Solving strongly correlated electron models on a quantum computer

TL;DR

This paper demonstrates how to simulate the Hubbard model on a quantum computer, including ground state preparation, evolution, and measurement strategies, enabling detailed analysis of strongly correlated electron systems.

Contribution

It introduces efficient quantum algorithms and circuits for preparing ground states, evolving the Hubbard model, and measuring properties, advancing quantum simulation capabilities.

Findings

Gate complexity scales as O(N) per time step

Circuit depth scales as O(log N)

Measurement methods reduce errors quadratically

Abstract

One of the main applications of future quantum computers will be the simulation of quantum models. While the evolution of a quantum state under a Hamiltonian is straightforward (if sometimes expensive), using quantum computers to determine the ground state phase diagram of a quantum model and the properties of its phases is more involved.

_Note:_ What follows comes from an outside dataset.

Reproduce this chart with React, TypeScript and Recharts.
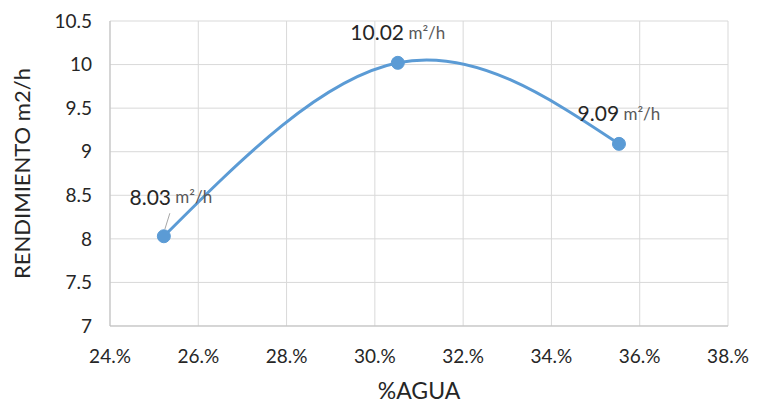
import React from "react";
import { LineChart, Line, XAxis, YAxis, CartesianGrid, Label } from "recharts";

const waterPct = [0.2522, 0.3052, 0.3553];
const yieldValues = [8.03, 10.02, 9.09];
const unitLabel = "m²/h";
const xTicks = [0.24, 0.26, 0.28, 0.3, 0.32, 0.34, 0.36, 0.38];
const yTicks = [7, 7.5, 8, 8.5, 9, 9.5, 10, 10.5];

const data = waterPct.map((x, i) => ({ x, y: yieldValues[i] }));

const FONT = "Lato, 'Noto Sans', sans-serif";

const PointLabel = (props: any) => {
  const { x, y, value, index } = props;
  const leader = index === 0;
  const dy = leader ? -40 : -31;
  const dx = leader ? 7 : 0;
  return (
    <g>
      {leader && (
        <line x1={x + 6} y1={y - 23} x2={x + 1} y2={y - 7} stroke="#a6a6a6" strokeWidth={1} />
      )}
      <text
        x={x + dx}
        y={y + dy}
        textAnchor="middle"
        dominantBaseline="central"
        fontFamily={FONT}
        fontSize={21}
        fill="#262626"
      >
        {value.toFixed(2)}
        <tspan fontSize={17} fill="#595959">{" " + unitLabel}</tspan>
      </text>
    </g>
  );
};

export default function App() {
  return (
    <div style={{ position: "absolute", left: 0, top: 0, background: "#fff" }}>
      <LineChart width={760} height={406} data={data} margin={{ top: 21, right: 32, left: 40, bottom: 32 }}>
        <CartesianGrid stroke="#d9d9d9" strokeWidth={1} />
        <XAxis
          dataKey="x"
          type="number"
          domain={[0.24, 0.38]}
          ticks={xTicks}
          tickFormatter={(v: number) => `${Math.round(v * 100)}.%`}
          tickLine={false}
          axisLine={{ stroke: "#bfbfbf" }}
          tick={{ fontFamily: FONT, fontSize: 19, fill: "#262626" }}
          tickMargin={18}
          height={48}
          interval={0}
        >
          <Label value="%AGUA" position="insideBottom" offset={-25} style={{ fontFamily: FONT, fontSize: 23, fill: "#262626" }} />
        </XAxis>
        <YAxis
          type="number"
          domain={[7, 10.5]}
          ticks={yTicks}
          tickLine={false}
          axisLine={{ stroke: "#bfbfbf" }}
          tick={{ fontFamily: FONT, fontSize: 19, fill: "#262626" }}
          tickMargin={12}
          width={70}
          interval={0}
        >
          <Label
            value="RENDIMIENTO m2/h"
            angle={-90}
            position="insideLeft"
            offset={-18}
            style={{ textAnchor: "middle", fontFamily: FONT, fontSize: 22, fill: "#262626" }}
          />
        </YAxis>
        <Line
          type="natural"
          dataKey="y"
          stroke="#5b9bd5"
          strokeWidth={3}
          dot={{ r: 6.5, fill: "#5b9bd5", stroke: "#5b9bd5", strokeWidth: 1 }}
          activeDot={false}
          isAnimationActive={false}
          label={<PointLabel />}
        />
      </LineChart>
    </div>
  );
}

Using the Hubbard model as a prototypical example, we here show all the steps necessary to determine its phase diagram and ground state properties on a quantum computer. In particular, we discuss strategies for efficiently determining and preparing the ground state of the Hubbard model starting from various mean-field states with broken symmetry. We present an efficient procedure to prepare arbitrary Slater determinants as initial states and present the complete set of quantum circuits needed to evolve from these to the ground state of the Hubbard model. We show that, using efficient nesting of the various terms each time step in the evolution can be performed with just $\mathcal{O}(N)$ gates and $\mathcal{O}(\log N)$ circuit depth. We give explicit circuits to measure arbitrary local observables and static and dynamic correlation functions, both in the time and frequency domain. We further present efficient non-destructive approaches to measurement that avoid the need to re-prepare the ground state after each measurement and that quadratically reduce the measurement error.